Another approach is to enrich one KOS with the benefits of other types of KOS. For example, enriching typical thesauri with hierarchical structure would enable their use both for searching and for browsing. Moreover, empowering end users in searching collections of ever increasing magnitudes, with performance far exceeding plain free-text searching, and developing systems that not only find but also process information, requires far more powerful and complex KOS: thus enriching thesauri with the characteristics of ontologies would be highly beneficial in such applications.
The slow maintenance and updating of some KOS is an issue for end-users who cannot find new concepts and terms or who cannot find out how to use them because of outdated structures, hierarchies and similar. A major reason why updating has been slow is that it would require re-indexing and re-classification of existing collections, which implies expensive re-shelving in libraries; changing the structure would also cause problems for end-users as they would have to learn the new structures when browsing either online or in a physical collection.

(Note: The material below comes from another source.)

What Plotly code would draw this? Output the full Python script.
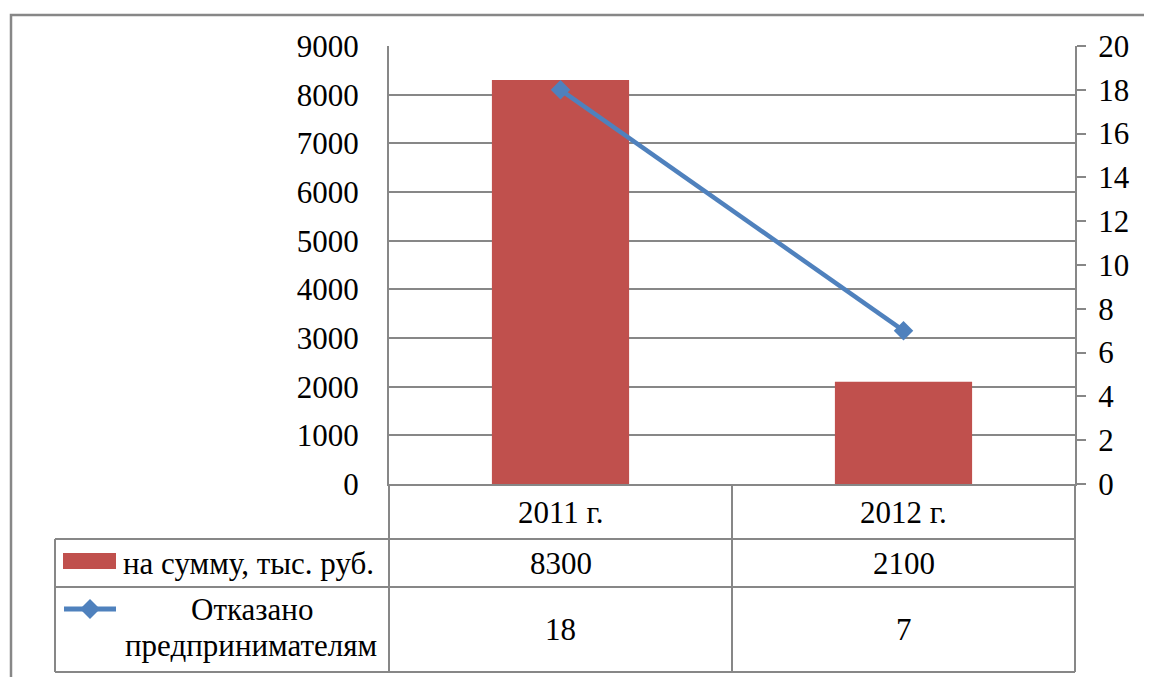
import plotly.graph_objects as go

categories = ["2011 г.", "2012 г."]
bar_name = "на сумму, тыс. руб."
bar_values = [8300, 2100]
line_name = "Отказано предпринимателям"
line_values = [18, 7]

OFF = 8  # page body margin
W, H = 1152 - OFF, 677 - OFF
L, R, T, B = 389, 1075, 46, 484
GRID = "#878787"
FONT = "Liberation Serif, Times New Roman, DejaVu Serif, serif"
FS = 31


def px(x):
    return (x - L) / (R - L)


def py(y):
    return (B - y) / (B - T)


fig = go.Figure()
fig.add_trace(go.Bar(x=categories, y=bar_values, name=bar_name,
                     marker=dict(color="#C0504D", line=dict(width=0)),
                     width=0.4, yaxis="y"))
fig.add_trace(go.Scatter(x=categories, y=line_values, name=line_name,
                         mode="lines+markers", yaxis="y2",
                         line=dict(color="#4F81BD", width=4.5),
                         marker=dict(symbol="diamond", size=15, color="#4F81BD")))

shapes = []
line_style = dict(color=GRID, width=2)
shapes.append(dict(type="rect", xref="paper", yref="paper",
                   x0=px(11), x1=px(1200), y0=py(720), y1=py(15),
                   line=dict(color=GRID, width=2.5), layer="below"))
for yy in [539, 587, 672]:
    shapes.append(dict(type="line", xref="paper", yref="paper",
                       x0=px(55), x1=px(1075), y0=py(yy), y1=py(yy), line=line_style))
for xx in [389, 732, 1075]:
    shapes.append(dict(type="line", xref="paper", yref="paper",
                       x0=px(xx), x1=px(xx), y0=py(484), y1=py(672), line=line_style))
shapes.append(dict(type="line", xref="paper", yref="paper",
                   x0=px(55), x1=px(55), y0=py(539), y1=py(672), line=line_style))
shapes.append(dict(type="rect", xref="paper", yref="paper",
                   x0=px(63), x1=px(116), y0=py(569), y1=py(553),
                   fillcolor="#C0504D", line=dict(width=0)))
shapes.append(dict(type="line", xref="paper", yref="paper",
                   x0=px(64), x1=px(116), y0=py(609), y1=py(609),
                   line=dict(color="#4F81BD", width=5)))
cx, cy, d = 90, 609, 10
path = "M {} {} L {} {} L {} {} L {} {} Z".format(
    px(cx - d), py(cy), px(cx), py(cy - d), px(cx + d), py(cy), px(cx), py(cy + d))
shapes.append(dict(type="path", xref="paper", yref="paper", path=path,
                   fillcolor="#4F81BD", line=dict(width=0)))

ann = []
tf = dict(family=FONT, size=FS, color="black")
common = dict(showarrow=False, font=tf, yanchor="middle")
for i, c in enumerate(categories):
    ann.append(dict(x=c, xref="x", y=py(512), yref="paper", text=c, xanchor="center", **common))
    ann.append(dict(x=c, xref="x", y=py(563), yref="paper", text=str(bar_values[i]),
                    xanchor="center", **common))
    ann.append(dict(x=c, xref="x", y=py(629), yref="paper", text=str(line_values[i]),
                    xanchor="center", **common))
ann.append(dict(x=px(121), y=py(563), xref="paper", yref="paper", text=bar_name,
                xanchor="left", **common))
words = line_name.split(" ")
ann.append(dict(x=px(252), y=py(609), xref="paper", yref="paper", text=words[0],
                xanchor="center", **common))
ann.append(dict(x=px(251), y=py(645), xref="paper", yref="paper", text=words[1],
                xanchor="center", **common))

fig.update_layout(
    width=W, height=H, autosize=False,
    margin=dict(l=L - OFF, r=W - (R - OFF), t=T - OFF, b=H - (B - OFF), pad=0),
    paper_bgcolor="white", plot_bgcolor="white",
    showlegend=False, bargap=0.6,
    font=dict(family=FONT, size=FS, color="black"),
    xaxis=dict(type="category", range=[-0.5, 1.5], showticklabels=False,
               showgrid=False, zeroline=False, showline=True,
               linecolor=GRID, linewidth=2, ticks=""),
    yaxis=dict(range=[0, 9000], dtick=1000, showgrid=True, gridcolor=GRID,
               gridwidth=1.5, zeroline=False, showline=True, linecolor=GRID,
               linewidth=2, ticks="", ticklabelstandoff=22,
               tickfont=dict(family=FONT, size=FS, color="black")),
    yaxis2=dict(range=[0, 20], dtick=2, overlaying="y", side="right",
                showgrid=False, zeroline=False, showline=True, linecolor=GRID,
                linewidth=2, ticks="outside", ticklen=9, tickcolor=GRID,
                tickwidth=2, ticklabelstandoff=6,
                tickfont=dict(family=FONT, size=FS, color="black")),
    shapes=shapes, annotations=ann,
)

fig.write_html("out.html")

KOS do not simply represent the information, but also construct that information. For example, while existing classification schemes are intended to be universal, they are actually culturally specific (e.g. the Chinese Library Classification, BBK in the former Soviet Union). In the Dewey Decimal Classification, the most widespread classification system in the world, regional variants had to be introduced as a compromise. In KOS there persists a historical bias on the basis of gender, sexuality, race, age, ability, ethnicity, language and religion, which limits the representation of diversity and effective library service for diverse populations. Now used globally and in interoperable systems, the KOS should be restructured in order to address these issues in a modern context: this once again implies re-classification and re-indexing efforts which are expensive in themselves, and getting the end users to re-learn the KOS they have been used to.